Sara Vaca on Using Creativity to Design a Meta-evaluation Dashboard

Greetings! I’m Sara Vaca, independent consultant at and Creative Advisor of this blog. I started with this post (link) observing where and how evaluation can use a dash of creativity, and now I’m going to share my experience using creativity to better understand evaluation.

After my first AEA conference in Washington D.C. (October 2013), during my daily stroll, all the words and concepts I had been hearing during that week –mixed methods, rubrics, approaches, participation, values, dashboards, etc.- were flying around in my head. I was wondering: there are so many different possibilities (stance, paradigm, approach, methods) to design an evaluation, and yet they are not clearly visible in evaluation reports…

Suddenly, it all clicked in my mind and I thought: What if you could see many of these evaluator’s decisions in just one page? I know! I will create a “meta-evaluation” dashboard!

Some months later, after much reading and research and many sketches and drafts, I came up with this dashboard, where you can see reflected in a very visual way 10 (for me) major issues of an evaluation:

  1. Complexity
  2. Purpose ranking
  3. Evaluative synthesis thermometer
  4. Participation scan
  5. Sampling decisions
  6. Mix-methods scan
  7. Core tools
  8. Credible evidence
  9. Evaluation standards and
  10. Evaluation outputs.

Vaca 3

Initially, the Dashboard can be used to visualize the evaluation methodology of an evaluation report after its completion. Or it can be used by evaluators to explain the methodology they have followed.

Also it is a tool for meta-evaluating and quality assurance. But, it can also be used to visualize an evaluation design prior to its realization. Finally, it can be useful in discussing evaluation design with evaluation commissioners, to explore various options. And, it could be used to show the evaluation design proposed by the commissioner in the Terms of Reference. Or, even to teach evalution.

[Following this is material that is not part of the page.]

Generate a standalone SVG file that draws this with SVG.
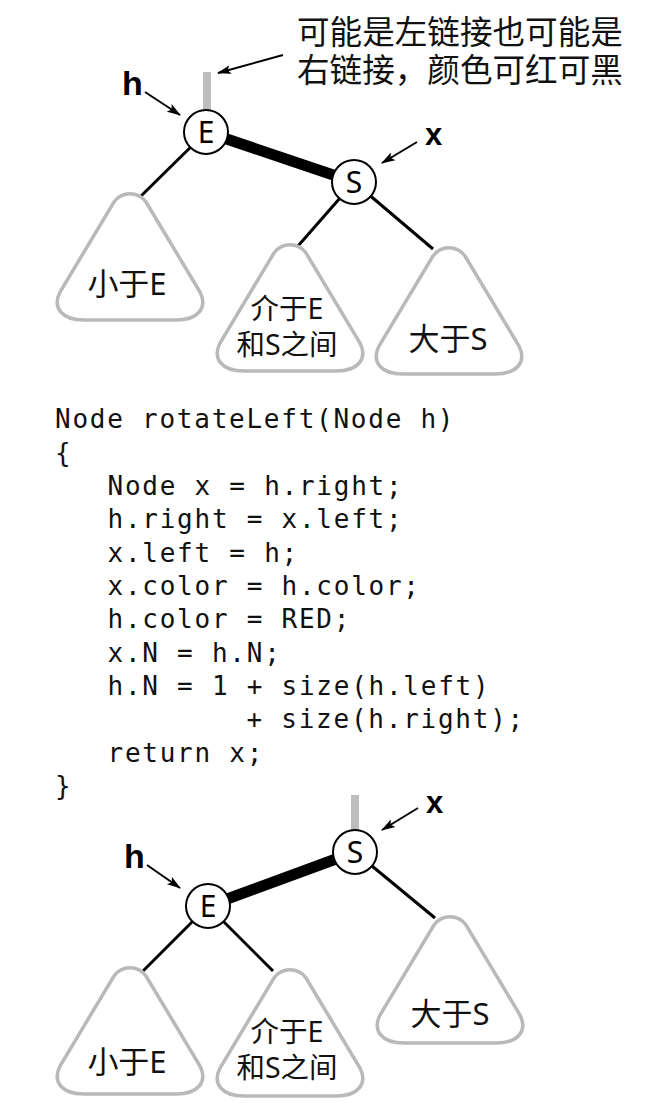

I presented it as a poster in both European Evaluation Society and Evaluation 2014 conferences (Dublin and Denver) and I would like to thank all the comments and feedback received, from the people who didn’t understand it at first, to those who told me that it was inspiring. Special thanks to Michael, Scriven, Jennifer Greene, Patricia Rogers, Jane Davidson, Beverly Parsons, Ian Davies and many others who took the time to take a look at it and comment on it.